Families learned all about science during a recent Boca Raton event.
The third annual Explorium Ed-venture Day at Sugar Sand Park offered hands-on activities, team games and exposure to community organizations that use science in their work.
The Children's Science Explorium is an educational facility within the park's community center that offers educational exhibits and programs. The event was staged on a field adjacent to the community center, where a stage, activity stations and booths for 16 exhibitors were assembled.
"This event directly speaks to the curiosity, the investigative nature of kids, and gets them interested in science in a fun, exploratory way and shows them how science is vital to our everyday life," said Stacee Lanz, the park's special events coordinator.
The explorium's reflective telescope, which is normally used to view the moon at night, was moved outside and fitted with a special solar filter, making it safe for people to look at the sun.
Explorium exhibit coordinator Chip Robelen said the telescope provided views of sun spots, areas of the sun with slightly different temperatures that appear black.
"I saw the sun's sun spots," said 12-year-old Boca resident Rachel Reyblat. "I'm learning more things about science and discovering new things."

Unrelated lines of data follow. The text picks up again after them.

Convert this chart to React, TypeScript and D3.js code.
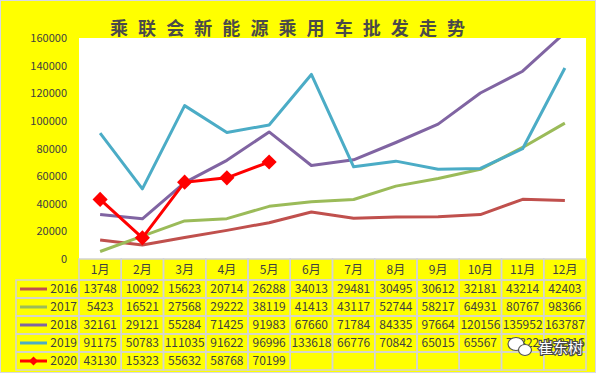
import { useEffect, useRef } from "react";
import * as d3 from "d3";

const months = ["1月", "2月", "3月", "4月", "5月", "6月", "7月", "8月", "9月", "10月", "11月", "12月"];
const years = ["2016", "2017", "2018", "2019", "2020"];
const sales2016 = [13748, 10092, 15623, 20714, 26288, 34013, 29481, 30495, 30612, 32181, 43214, 42403];
const sales2017 = [5423, 16521, 27568, 29222, 38119, 41413, 43117, 52744, 58217, 64931, 80767, 98366];
const sales2018 = [32161, 29121, 55284, 71425, 91983, 67660, 71784, 84335, 97664, 120156, 135952, 163787];
const sales2019 = [91175, 50783, 111035, 91622, 96996, 133618, 66776, 70842, 65015, 65567, 79822, 138316];
const sales2020 = [43130, 15323, 55632, 58768, 70199];
const yTicks = [0, 20000, 40000, 60000, 80000, 100000, 120000, 140000, 160000];
const title = "乘联会新能源乘用车批发走势";

const lineColors = ["#C0504D", "#9BBB59", "#8064A2", "#4BACC6", "#FF0000"];

export default function App() {
  const ref = useRef<SVGSVGElement>(null);

  useEffect(() => {
    const W = 597;
    const H = 374;
    const PLOT = { LEFT: 79, RIGHT: 586, TOP: 38, BOTTOM: 259 };
    const TEXT = "#404040";
    const GRID = "#d4d4d4";
    const FONT = "'Noto Sans CJK SC', 'Noto Sans', sans-serif";
    const series = [sales2016, sales2017, sales2018, sales2019, sales2020];

    const svg = d3.select(ref.current);
    svg.selectAll("*").remove();
    svg.attr("width", W).attr("height", H).style("font-family", FONT);

    // background
    svg.append("rect")
      .attr("x", 0.5).attr("y", 0.5)
      .attr("width", W - 2).attr("height", H - 2)
      .attr("fill", "#FFFF00")
      .attr("stroke", "#d8d8e4");

    svg.append("rect")
      .attr("x", PLOT.LEFT).attr("y", PLOT.TOP)
      .attr("width", PLOT.RIGHT - PLOT.LEFT).attr("height", PLOT.BOTTOM - PLOT.TOP)
      .attr("fill", "#ffffff");

    // title
    svg.append("text")
      .attr("x", 110).attr("y", 35)
      .attr("textLength", 355).attr("lengthAdjust", "spacing")
      .attr("font-size", 18).attr("font-weight", "bold")
      .attr("fill", "#4a4a4a")
      .text(title);

    const x = d3.scaleBand().domain(months).range([PLOT.LEFT, PLOT.RIGHT]);
    const y = d3.scaleLinear().domain([0, 160000]).range([PLOT.BOTTOM, PLOT.TOP]);

    // y axis
    const yAxis = svg.append("g")
      .attr("transform", `translate(${PLOT.LEFT - 9}, 0)`)
      .call(d3.axisLeft(y).tickValues(yTicks).tickSize(0).tickFormat(d3.format("d")));
    yAxis.select(".domain").remove();
    yAxis.selectAll("text")
      .attr("font-size", 11).attr("fill", TEXT)
      .attr("font-family", FONT);

    // lines
    svg.append("clipPath").attr("id", "plotClip")
      .append("rect")
      .attr("x", PLOT.LEFT).attr("y", PLOT.TOP)
      .attr("width", PLOT.RIGHT - PLOT.LEFT).attr("height", PLOT.BOTTOM - PLOT.TOP);

    const line = d3.line<number>()
      .x((_, i) => (x(months[i]) as number) + x.bandwidth() / 2)
      .y(d => y(d));

    const lines = svg.append("g").attr("clip-path", "url(#plotClip)");
    series.forEach((s, i) => {
      lines.append("path")
        .datum(s)
        .attr("fill", "none")
        .attr("stroke", lineColors[i])
        .attr("stroke-width", 3)
        .attr("stroke-linejoin", "round")
        .attr("d", line);
    });

    const diamond = d3.symbol(d3.symbolSquare, 115);
    svg.append("g")
      .selectAll("path")
      .data(sales2020)
      .join("path")
      .attr("d", diamond)
      .attr("fill", "#FF0000")
      .attr("transform", (d, i) =>
        `translate(${(x(months[i]) as number) + x.bandwidth() / 2}, ${y(d)}) rotate(45)`);

    // data table
    const headerTop = PLOT.BOTTOM;
    const headerBottom = 280;
    const rows = d3.scaleBand().domain(years).range([headerBottom, 370]);
    const keyLeft = 16;

    const table = svg.append("g");

    // header cells
    months.forEach(m => {
      table.append("rect")
        .attr("x", x(m) as number).attr("y", headerTop)
        .attr("width", x.bandwidth()).attr("height", headerBottom - headerTop)
        .attr("fill", "none").attr("stroke", GRID).attr("stroke-width", 1.5);
      table.append("text")
        .attr("x", (x(m) as number) + x.bandwidth() / 2)
        .attr("y", (headerTop + headerBottom) / 2)
        .attr("dy", "0.35em")
        .attr("text-anchor", "middle")
        .attr("font-size", 12).attr("fill", TEXT)
        .text(m);
    });

    years.forEach((yr, i) => {
      const top = rows(yr) as number;
      const mid = top + rows.bandwidth() / 2;
      table.append("rect")
        .attr("x", keyLeft).attr("y", top)
        .attr("width", PLOT.LEFT - keyLeft).attr("height", rows.bandwidth())
        .attr("fill", "none").attr("stroke", GRID).attr("stroke-width", 1.5);
      table.append("line")
        .attr("x1", 20).attr("x2", 47)
        .attr("y1", mid).attr("y2", mid)
        .attr("stroke", lineColors[i]).attr("stroke-width", 3);
      if (i === 4) {
        table.append("path")
          .attr("d", d3.symbol(d3.symbolSquare, 40)())
          .attr("fill", lineColors[i])
          .attr("transform", `translate(33.5, ${mid}) rotate(45)`);
      }
      table.append("text")
        .attr("x", 77).attr("y", mid).attr("dy", "0.35em")
        .attr("text-anchor", "end")
        .attr("font-size", 12).attr("fill", TEXT)
        .text(yr);

      months.forEach((m, j) => {
        table.append("rect")
          .attr("x", x(m) as number).attr("y", top)
          .attr("width", x.bandwidth()).attr("height", rows.bandwidth())
          .attr("fill", "none").attr("stroke", GRID).attr("stroke-width", 1.5);
        const v = series[i][j];
        if (v !== undefined) {
          table.append("text")
            .attr("x", (x(m) as number) + x.bandwidth() / 2)
            .attr("y", mid).attr("dy", "0.35em")
            .attr("text-anchor", "middle")
            .attr("font-size", 12).attr("fill", TEXT)
            .text(v);
        }
      });
    });

    // watermark
    const wm = svg.append("g").attr("transform", "translate(520, 347)");
    wm.append("ellipse")
      .attr("cx", -4).attr("cy", -3).attr("rx", 8).attr("ry", 6.5)
      .attr("fill", "#fff").attr("stroke", "#555").attr("stroke-width", 1.2);
    wm.append("ellipse")
      .attr("cx", 5).attr("cy", 3).attr("rx", 6.5).attr("ry", 5.5)
      .attr("fill", "#fff").attr("stroke", "#555").attr("stroke-width", 1.2);
    wm.append("text")
      .attr("x", 18).attr("y", 6)
      .attr("font-size", 15)
      .attr("fill", "#ffffff")
      .attr("stroke", "#4a4a4a").attr("stroke-width", 2.2)
      .attr("paint-order", "stroke")
      .text("崔东树");
  }, []);

  return (
    <div style={{ position: "absolute", left: 0, top: 0 }}>
      <svg ref={ref} />
    </div>
  );
}
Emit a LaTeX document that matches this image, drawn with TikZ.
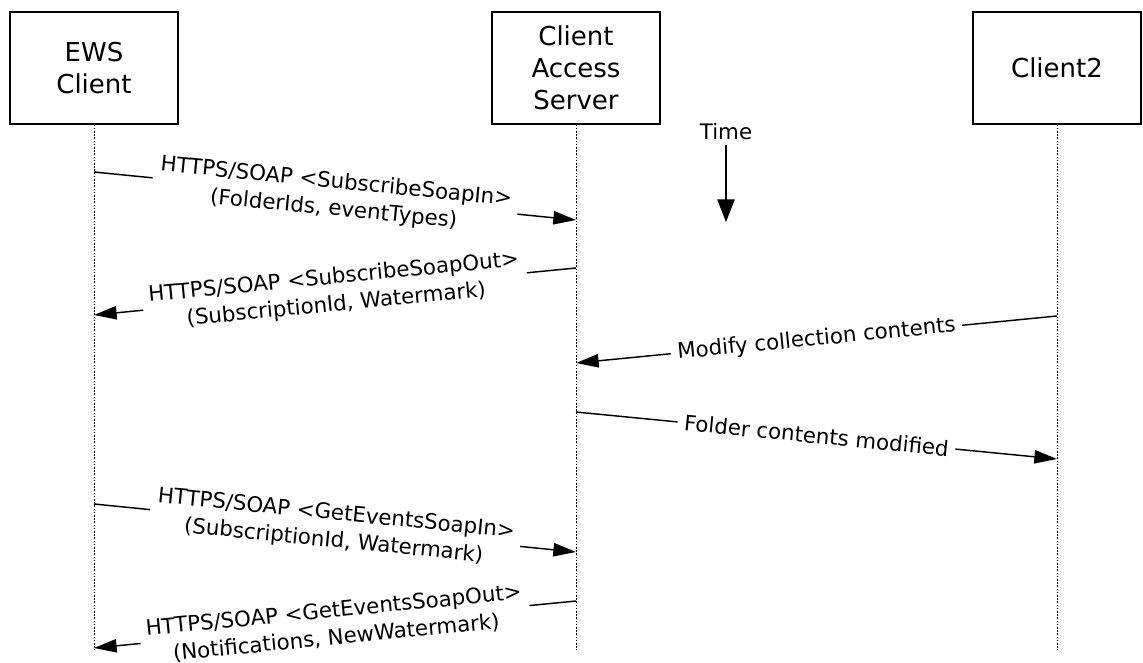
\documentclass[tikz,border=0pt]{standalone}
\usepackage{fontspec}
\setmainfont{DejaVu Sans}
\usetikzlibrary{arrows.meta}

\begin{document}
\begin{tikzpicture}[x=0.75pt, y=-0.75pt, font=\fontsize{16}{20.5}\selectfont,
    actor/.style={draw, line width=1pt, minimum width=126pt, minimum height=84pt,
      align=center, font=\fontsize{19.5}{24}\selectfont},
    lifeline/.style={line width=0.7pt, dash pattern=on 1.2pt off 1.2pt},
    msg/.style={line width=1.1pt, -{Triangle[length=17pt, width=10pt]}},
    msgtext/.style={midway, sloped, fill=white, align=center, inner xsep=5pt, inner ysep=0pt}]
  \useasboundingbox (0,0) rectangle (1143,662);
  % participants
  \node[actor] (ews) at (94,68) {EWS\\Client};
  \node[actor] (cas) at (576,68) {Client\\Access\\Server};
  \node[actor] (cltwo) at (1057,68) {Client2};
  % lifelines
  \coordinate (ewsend) at (94,650);
  \coordinate (casend) at (576,650);
  \coordinate (cltwoend) at (1057,650);
  \draw[lifeline] (ews.south) -- (ewsend);
  \draw[lifeline] (cas.south) -- (casend);
  \draw[lifeline] (cltwo.south) -- (cltwoend);
  % time
  \node (time) at (726,132) {Time};
  \coordinate (timeend) at (726,222);
  \draw[line width=1.1pt, -{Triangle[length=17pt, width=13pt]}] (time.south) -- (timeend);
  % messages
  \coordinate (ewsa) at (94,172);  \coordinate (casa) at (576,220);
  \coordinate (casb) at (576,268); \coordinate (ewsb) at (94,315);
  \coordinate (cltwoc) at (1057,316); \coordinate (casc) at (576,363);
  \coordinate (casd) at (576,412); \coordinate (cltwod) at (1057,459);
  \coordinate (ewse) at (94,504);  \coordinate (case) at (576,552);
  \coordinate (casf) at (576,601); \coordinate (ewsf) at (94,648);
  \draw[msg] (ewsa) -- node[msgtext] {HTTPS/SOAP <SubscribeSoapIn>\\(FolderIds, eventTypes)} (casa);
  \draw[msg] (casb) -- node[msgtext] {HTTPS/SOAP <SubscribeSoapOut>\\(SubscriptionId, Watermark)} (ewsb);
  \draw[msg] (cltwoc) -- node[msgtext] {Modify collection contents} (casc);
  \draw[msg] (casd) -- node[msgtext] {Folder contents modified} (cltwod);
  \draw[msg] (ewse) -- node[msgtext] {HTTPS/SOAP <GetEventsSoapIn>\\(SubscriptionId, Watermark)} (case);
  \draw[msg] (casf) -- node[msgtext] {HTTPS/SOAP <GetEventsSoapOut>\\(Notifications, NewWatermark)} (ewsf);
\end{tikzpicture}
\end{document}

Additional activities featured a fossil dig pit with buried shark teeth, snake and fish vertebrae and other small items for kids who found them to keep, balloon helicopter kits, puzzles, and a tot zone for small children.
The Gee Whiz Quiz Show for kids ages 7 through 12 pitted teams against each other to answer science trivia questions and perform "fun and wacky" physical challenges, said explorium curator Heather Peete.
Trivia questions came from four categories: geology; forces, motion and energy; chemistry; and biology. Some of the physical challenges involved flying paper airplanes into basket hangars to demonstrate the principle of lift, popping water balloons, and eating whipped cream pies to uncover a hidden surprise.
Exhibitors included the Historical Society of Palm Beach County, the Solid Waste Authority of Palm Beach County, and the Boca Raton Police Services Department.
The historical society's station offered a look at Native American archaeological artifacts and items like a reproduction of an original shark tooth club found in Key Marco in 1896 that the Calusa Indians of southwest Florida used as a weapon, said curator of education Richard Marconi. The organization also provided free kits to make ancient Native American olive shell necklaces.
Kids, many with their parents or grandparents in tow, roamed the field populated with exhibitor booths.
Tom Skramstad, a part-time Boca resident from Minneapolis, attended with his grandsons, Tom and Truman Morsman, also of Minneapolis. They stopped at the police services department's booth, where crime scene technician Darcy Cope gave them a primer on fingerprinting.
"We're going from booth to booth, and learning here … is pretty interesting," Skramstad said.
Skramstad said his grandsons like coming to the explorium when they visit.
"They learn how things work, how the world works, and how the laws of physics … make things move," he said.